SET TASK => Locate every line in the records below that contains the word "this", and copy each one.

SOURCE RECORDS =>
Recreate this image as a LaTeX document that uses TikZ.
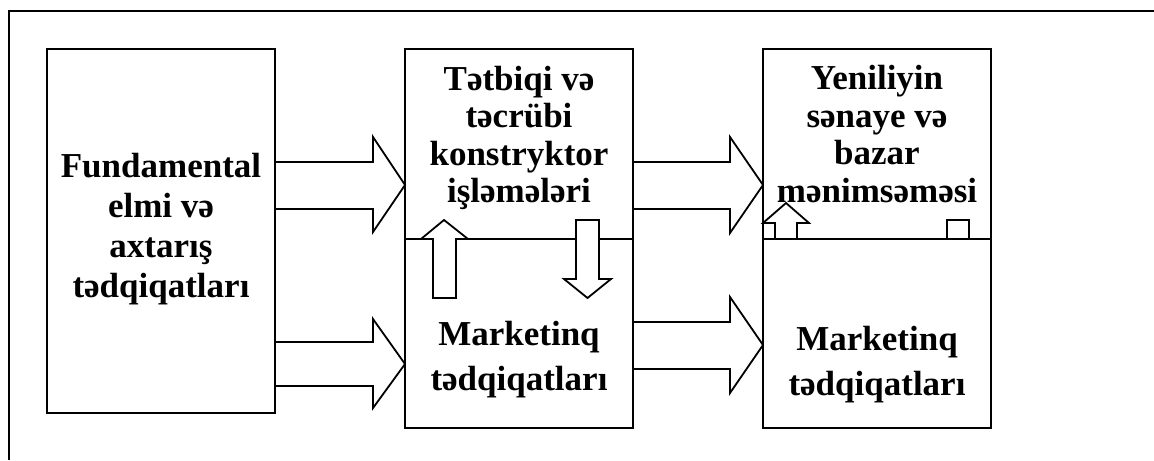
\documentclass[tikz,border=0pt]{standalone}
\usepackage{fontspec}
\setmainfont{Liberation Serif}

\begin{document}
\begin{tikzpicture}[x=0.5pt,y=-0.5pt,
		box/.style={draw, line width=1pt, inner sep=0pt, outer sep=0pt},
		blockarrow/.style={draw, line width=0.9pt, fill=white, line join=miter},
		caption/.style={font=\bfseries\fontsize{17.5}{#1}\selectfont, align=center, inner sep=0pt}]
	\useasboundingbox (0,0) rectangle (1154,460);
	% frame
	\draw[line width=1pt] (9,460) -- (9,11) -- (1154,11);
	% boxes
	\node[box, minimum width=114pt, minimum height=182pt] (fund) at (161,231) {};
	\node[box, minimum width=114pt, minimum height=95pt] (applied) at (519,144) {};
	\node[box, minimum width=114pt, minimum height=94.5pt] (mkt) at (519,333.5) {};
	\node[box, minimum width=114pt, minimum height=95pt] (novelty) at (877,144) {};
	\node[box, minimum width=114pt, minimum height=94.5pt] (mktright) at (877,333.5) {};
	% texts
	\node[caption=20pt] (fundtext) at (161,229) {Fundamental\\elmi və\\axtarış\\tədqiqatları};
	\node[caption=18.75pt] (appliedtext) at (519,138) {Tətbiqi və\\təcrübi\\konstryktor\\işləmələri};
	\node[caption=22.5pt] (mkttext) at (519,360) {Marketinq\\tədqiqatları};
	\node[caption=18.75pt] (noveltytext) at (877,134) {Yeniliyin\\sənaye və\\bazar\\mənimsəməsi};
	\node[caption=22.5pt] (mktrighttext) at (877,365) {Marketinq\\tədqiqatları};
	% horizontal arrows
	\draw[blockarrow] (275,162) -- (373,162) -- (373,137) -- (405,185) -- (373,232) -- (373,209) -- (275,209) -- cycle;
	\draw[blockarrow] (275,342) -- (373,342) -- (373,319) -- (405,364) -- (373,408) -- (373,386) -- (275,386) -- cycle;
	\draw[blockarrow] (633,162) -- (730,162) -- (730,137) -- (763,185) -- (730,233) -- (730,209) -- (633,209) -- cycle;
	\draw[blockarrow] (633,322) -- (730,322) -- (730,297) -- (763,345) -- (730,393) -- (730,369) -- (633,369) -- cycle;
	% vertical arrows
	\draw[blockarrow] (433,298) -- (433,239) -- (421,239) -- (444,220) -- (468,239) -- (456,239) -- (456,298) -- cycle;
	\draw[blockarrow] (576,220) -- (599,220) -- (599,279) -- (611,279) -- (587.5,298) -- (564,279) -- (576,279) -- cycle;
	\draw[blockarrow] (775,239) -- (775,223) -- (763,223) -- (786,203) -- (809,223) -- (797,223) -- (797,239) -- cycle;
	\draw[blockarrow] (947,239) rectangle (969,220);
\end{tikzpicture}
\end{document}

...

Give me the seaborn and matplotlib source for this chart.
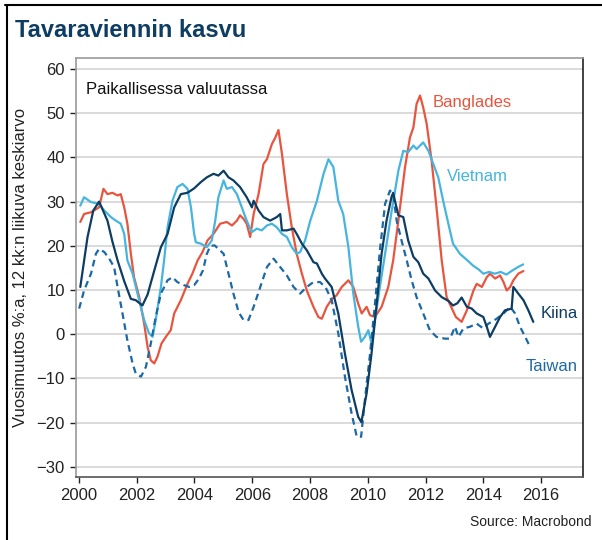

SOLVED EXERCISE =>
Recreate this image as a LaTeX document that uses TikZ.
Give me the seaborn and matplotlib source for this chart.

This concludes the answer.